No, they had no idea. They know who I am now, because all those little boys who sell you cigarettes, chewing gum and postcards on the street corners in Hanoi, will sell you copies of Graham Greene’s book The Quiet American, as well. That’s how well-known the novel is. But they had no animosity towards Americans for a couple reasons: first, the Americans never bombed the cities, which is part of why they lost the war, and the Americans were the first invaders who came and didn’t want to conquer them. All the Americans wanted was to give them a government they didn’t want, and they didn’t mind that.

Caine in The Quiet American (2002).

You and Brendan Fraser had a wonderful chemistry together.
Oh yeah, Brendan’s a wonderful actor. Brendan has played all these goofball parts and it’s such a surprise to see him be so serious. He’s a smashing guy, too, so it’s nice to work with people you like who are also skilled at what they do. I’m working now with Robert Duvall and Haley Joel Osmet, so I can’t grumble.

Phillip Noyce has always struck me as a technical director and an actor’s director, a rare combination.
Very much so on both counts, and very much a perfectionist. He wants every little thing just right.

There’s a lot of buzz that your performance in The Quiet American is the finest of your career. That’s saying a lot when you take your body of work into account.
I think it’s the best I’ve ever done, as well. I can’t do any better than that, at the moment, although hopefully I will next year. (laughs)

When watching you play Thomas Fowler, it occurred to me that journalists have to have many of the same qualities as actors, don’t they?
Yeah, hours and hours of waiting around, and then something really nerve-wracking happens. The same qualities applied to when I was a soldier: hours and hours of boredom followed by a few moments of abject terror. (laughs)

Is it also anything like becoming famous over night?
When you become famous, everybody you knew from ordinary life says “Now don’t you change.” And then, everyone around you proceeds to change themselves. (laughs)
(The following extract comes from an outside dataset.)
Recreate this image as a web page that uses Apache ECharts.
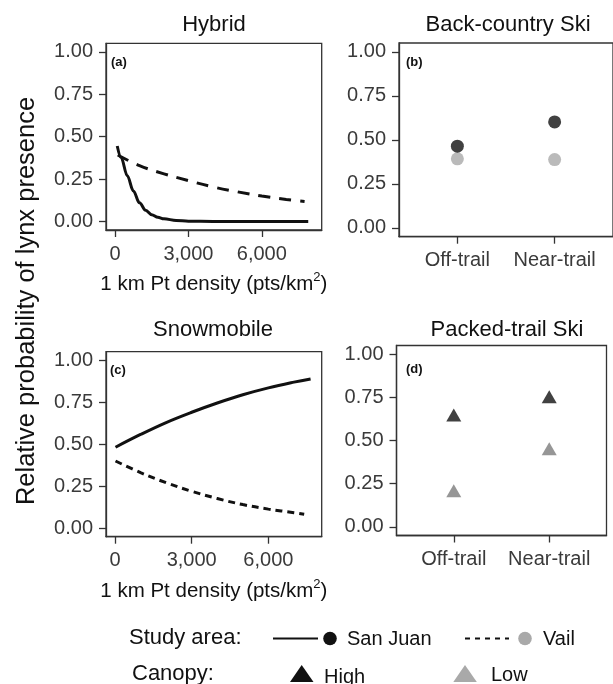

But one reason I think you appeal to such a wide spectrum of people is that you’ve always played the everyman.
Absolutely. There’s some actors who hold up a mirror and say “Look at me.” And you look because they seem to be so much better than you: smarter, better looking, more glamorous than you, and you can spend an escapist two hours with them in a cinema. The other actor, which is me, holds up a mirror and says “Don’t look at me, look at you.” People see a reflection of themselves in the work I do. When you see a film star walking down the street, everybody is in awe of them. When I walk down the street, everybody talks to me as if they know me. I don’t have that movie star barrier. Another effect of fame is that no matter what you look like, when you become famous you suddenly become tall, dark and handsome in the eyes of women. Doesn’t matter if you’re blond, short and fat, the minute you become a movie star, you’re tall, dark and handsome. Everyone wants to be a movie star. Do you ever notice that most television stars, who make millions, much more than most film actors, all try to be movie stars at some point. Look at Madonna, she’s made a fortune with her music, but she’s still trying to be a movie star.

You first achieved fame when the working class in England had a renaissance, in the 1960s. People like you, Terence Stamp, John Osborne, Joe Orton, the Beatles, all led sort of a cultural revolution in that decade, whereas ten years earlier, you probably wouldn’t have had the same opportunities.
It was a renaissance and it was brought about by the writers. When John Osborne wrote Look Back in Anger, he introduced the first working class hero in the history of the English theater. Before that, all the characters in film and theater were middle class or upper class. If you want a very sharp comparison with America, Americans, when they made war films during WW II, they made them about privates. The British always made them about officers. Someone with my accent and my background, I was a private in the British army anyway, would have only had a very small part on the periphery.

And ironically your first big break was playing an upper class fop in Zulu!